We agree with the consensus view of the parties and the district court that Lee cannot proceed with his claims against ANTEX in federal court. Lee's action against ANTEX stems from his right under California law to challenge the company's allegedly unfair business practices as a private attorney general even if he suffered no individualized injury as a result of the defendant's challenged conduct. Article III of the Constitution, however, limits the jurisdiction of the federal courts to "cases and controversies," a restriction that has been held to require a plaintiff to show, inter alia, that he has actually been injured by the defendant's, challenged conduct. So a plaintiff whose cause of action is perfectly viable in state court under state law may nonetheless be foreclosed from litigating the same cause of action in federal court, if he cannot demonstrate the requisite injury. And Lee cannot, because he did not buy any policy from ANTEX and so did not suffer any injury due to ANTEX's conduct.

North American argues that this statement in Lee is merely dicta, and that it is inconsistent with Vermont Agency. As discussed above, however, Vermont Agency does not compel the conclusion that plaintiffs suing' as private attorney generals under the UCA have Article III standing. As for whether this portion of the opinion is dicta, even conceding that it is not strictly necessary to the holding in Lee, the court's argument is carefully considered and well-reasoned.

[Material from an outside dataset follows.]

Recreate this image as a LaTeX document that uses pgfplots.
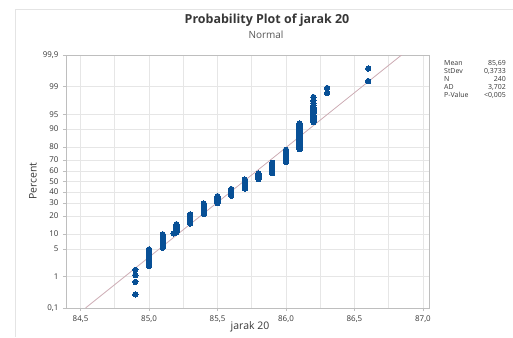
\documentclass[border=0pt]{standalone}
\usepackage{pgfplots}
\pgfplotsset{compat=1.18}
\usepackage{fontspec}
\setmainfont{Open Sans}
\definecolor{dotblue}{RGB}{8,80,150}
\definecolor{fitline}{RGB}{205,172,180}
\definecolor{gridc}{RGB}{230,230,230}
\definecolor{framec}{RGB}{190,190,190}
\definecolor{txt}{RGB}{55,55,55}
\definecolor{outer}{RGB}{228,228,228}
\begin{document}
\begin{tikzpicture}[x=1bp,y=1bp]
\useasboundingbox (-66,-29) rectangle (447,308);
\draw[outer,line width=0.6bp] (-51,299) -- (447,299);
\draw[outer,line width=0.6bp] (-51,299) -- (-51,-29);
\begin{axis}[at={(0,0)}, anchor=south west, scale only axis,
  width=363bp, height=253bp,
  xmin=84.394, xmax=87.044, ymin=-3.0902, ymax=3.0902,
  xtick={84.5,85,85.5,86,86.5,87},
  xticklabels={{84,5},{85,0},{85,5},{86,0},{86,5},{87,0}},
  minor xtick={84.75,85.25,85.75,86.25,86.75},
  ytick={-3.0902,-2.3263,-1.6449,-1.2816,-0.8416,-0.5244,-0.2533,0,0.2533,0.5244,0.8416,1.2816,1.6449,2.3263,3.0902},
  yticklabels={{0,1},1,5,10,20,30,40,50,60,70,80,90,95,99,{99,9}},
  grid=both, major grid style={gridc,line width=0.6bp}, minor grid style={gridc,line width=0.6bp},
  axis line style={framec,line width=0.7bp},
  tick style={framec,line width=0.6bp}, tick align=outside, major tick length=3bp, minor tick length=0bp,
  tick pos=left,
  ticklabel style={font=\fontsize{8}{9}\selectfont, text=txt},
  xticklabel style={yshift=-1bp},
  yticklabel style={xshift=-1bp},
]
\addplot[fitline, line width=0.8bp] coordinates {(84.5364,-3.0902) (86.8436,3.0902)};
\addplot[only marks, mark=*, mark size=2.7bp, mark options={fill=dotblue, draw=dotblue, line width=0pt}] coordinates {
(84.9,-2.758)(84.9,-2.453)(84.9,-2.284)(84.9,-2.160)
(85.0,-2.063)(85.0,-1.982)(85.0,-1.913)(85.0,-1.851)(85.0,-1.797)(85.0,-1.747)(85.0,-1.700)(85.0,-1.658)
(85.1,-1.618)(85.1,-1.580)(85.1,-1.545)(85.1,-1.511)(85.1,-1.480)(85.1,-1.449)(85.1,-1.420)(85.1,-1.392)(85.1,-1.365)(85.1,-1.339)(85.1,-1.314)(85.1,-1.290)
(85.18,-1.266)
(85.2,-1.243)(85.2,-1.221)(85.2,-1.199)(85.2,-1.178)(85.2,-1.157)(85.2,-1.137)(85.2,-1.118)(85.2,-1.098)(85.2,-1.080)(85.2,-1.061)(85.2,-1.043)
(85.3,-1.025)(85.3,-1.008)(85.3,-0.990)(85.3,-0.973)(85.3,-0.957)(85.3,-0.941)(85.3,-0.925)(85.3,-0.909)(85.3,-0.893)(85.3,-0.877)(85.3,-0.862)(85.3,-0.847)(85.3,-0.832)(85.3,-0.818)(85.3,-0.803)
(85.4,-0.789)(85.4,-0.775)(85.4,-0.761)(85.4,-0.747)(85.4,-0.733)(85.4,-0.720)(85.4,-0.706)(85.4,-0.693)(85.4,-0.679)(85.4,-0.667)(85.4,-0.654)(85.4,-0.641)(85.4,-0.628)(85.4,-0.615)(85.4,-0.603)(85.4,-0.590)(85.4,-0.578)(85.4,-0.566)(85.4,-0.553)(85.4,-0.541)
(85.5,-0.529)(85.5,-0.517)(85.5,-0.506)(85.5,-0.494)(85.5,-0.482)(85.5,-0.470)(85.5,-0.459)(85.5,-0.447)(85.5,-0.436)(85.5,-0.424)(85.5,-0.413)(85.5,-0.402)(85.5,-0.390)(85.5,-0.379)(85.5,-0.368)(85.5,-0.357)
(85.6,-0.346)(85.6,-0.335)(85.6,-0.324)(85.6,-0.313)(85.6,-0.302)(85.6,-0.291)(85.6,-0.280)(85.6,-0.269)(85.6,-0.258)(85.6,-0.248)(85.6,-0.237)(85.6,-0.226)(85.6,-0.215)(85.6,-0.205)(85.6,-0.194)(85.6,-0.184)
(85.7,-0.173)(85.7,-0.162)(85.7,-0.152)(85.7,-0.141)(85.7,-0.131)(85.7,-0.120)(85.7,-0.110)(85.7,-0.099)(85.7,-0.089)(85.7,-0.078)(85.7,-0.068)(85.7,-0.057)(85.7,-0.047)(85.7,-0.037)(85.7,-0.026)(85.7,-0.016)(85.7,-0.005)(85.7,0.005)(85.7,0.016)(85.7,0.026)(85.7,0.037)(85.7,0.047)
(85.8,0.057)(85.8,0.068)(85.8,0.078)(85.8,0.089)(85.8,0.099)(85.8,0.110)(85.8,0.120)(85.8,0.131)(85.8,0.141)(85.8,0.152)(85.8,0.162)(85.8,0.173)(85.8,0.184)(85.8,0.194)
(85.9,0.205)(85.9,0.215)(85.9,0.226)(85.9,0.237)(85.9,0.248)(85.9,0.258)(85.9,0.269)(85.9,0.280)(85.9,0.291)(85.9,0.302)(85.9,0.313)(85.9,0.324)(85.9,0.335)(85.9,0.346)(85.9,0.357)(85.9,0.368)(85.9,0.379)(85.9,0.390)(85.9,0.402)(85.9,0.413)(85.9,0.424)(85.9,0.436)(85.9,0.447)(85.9,0.459)
(86.0,0.470)(86.0,0.482)(86.0,0.494)(86.0,0.506)(86.0,0.517)(86.0,0.529)(86.0,0.541)(86.0,0.553)(86.0,0.566)(86.0,0.578)(86.0,0.590)(86.0,0.603)(86.0,0.615)(86.0,0.628)(86.0,0.641)(86.0,0.654)(86.0,0.667)(86.0,0.679)(86.0,0.693)(86.0,0.706)(86.0,0.720)(86.0,0.733)(86.0,0.747)(86.0,0.761)(86.0,0.775)
(86.1,0.789)(86.1,0.803)(86.1,0.818)(86.1,0.832)(86.1,0.847)(86.1,0.862)(86.1,0.877)(86.1,0.893)(86.1,0.909)(86.1,0.925)(86.1,0.941)(86.1,0.957)(86.1,0.973)(86.1,0.990)(86.1,1.008)(86.1,1.025)(86.1,1.043)(86.1,1.061)(86.1,1.080)(86.1,1.098)(86.1,1.118)(86.1,1.137)(86.1,1.157)(86.1,1.178)(86.1,1.199)(86.1,1.221)(86.1,1.243)(86.1,1.266)(86.1,1.290)(86.1,1.314)(86.1,1.339)(86.1,1.365)(86.1,1.392)(86.1,1.420)
(86.2,1.449)(86.2,1.480)(86.2,1.511)(86.2,1.545)(86.2,1.580)(86.2,1.618)(86.2,1.658)(86.2,1.700)(86.2,1.747)(86.2,1.797)(86.2,1.851)(86.2,1.913)(86.2,1.982)(86.2,2.063)
(86.3,2.160)(86.3,2.284)
(86.6,2.453)(86.6,2.758)
};
\end{axis}
\node[font=\fontsize{12.5}{14}\selectfont\bfseries, text=txt] at (201,288) {Probability Plot of jarak 20};
\node[font=\fontsize{10}{11}\selectfont, text=txt!85] at (200,273) {Normal};
\node[font=\fontsize{10.5}{12}\selectfont, text=txt, rotate=90] at (-33,127) {Percent};
\node[font=\fontsize{10.5}{12}\selectfont, text=txt] at (184,-19) {jarak 20};
\begin{scope}[every node/.style={font=\fontsize{7}{8}\selectfont, text=txt, inner sep=0pt}]
\node[anchor=base west] at (378,243) {Mean};
\node[anchor=base east] at (440,243) {85,69};
\node[anchor=base west] at (378,235) {StDev};
\node[anchor=base east] at (440,235) {0,3733};
\node[anchor=base west] at (378,227) {N};
\node[anchor=base east] at (440,227) {240};
\node[anchor=base west] at (378,219) {AD};
\node[anchor=base east] at (440,219) {3,702};
\node[anchor=base west] at (378,211) {P-Value};
\node[anchor=base east] at (440,211) {<0,005};
\end{scope}
\end{tikzpicture}
\end{document}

As Lee and the other cases cited make clear, Mortera has not alleged injury in fact sufficient to meet the standing requirements of Article III. This Court, therefore, does not have subject matter jurisdiction over this case. Accordingly, Mortera's motion to remand is granted.


Mortera also requests an award of "costs incurred litigating the removal, including attorney's fees, in the amount of $6,625. Section 1447(c) of Title 28, United States Code, provides that "[a]n order remanding the case may require payment of just costs and any actual expenses, including attorney fees, incurred as a result of the removal." Costs may be awarded for an improper removal even absent at finding of bad faith. Moore v. Permanents Med. Group Inc., 981 F.2d 443, 446 (9th Cir. 1992). The award of fees is within the discretion of the district court. Id.

This, Court, in the exercise of its discretion, declines to award costs and attorney's fees to Mortera. Although Mortera's counsel has undoubtedly invested significant time in bringing this motion to remand, North America's removal was not so obviously unfounded as to warrant an award. North America's arguments were ultimately unpersuasive, but they were not frivolous. Therefore, Mortera's request for an award of costs and expenses, including attorney's fees, incurred due to removal is denied.




1. Plaintiffs motion to remand is GRANTED, and this action is remanded forthwith to the Superior Court for the County of Alameda.

2. Plaintiffs request for an award of costs and expenses, including attorney's fees, is DENIED.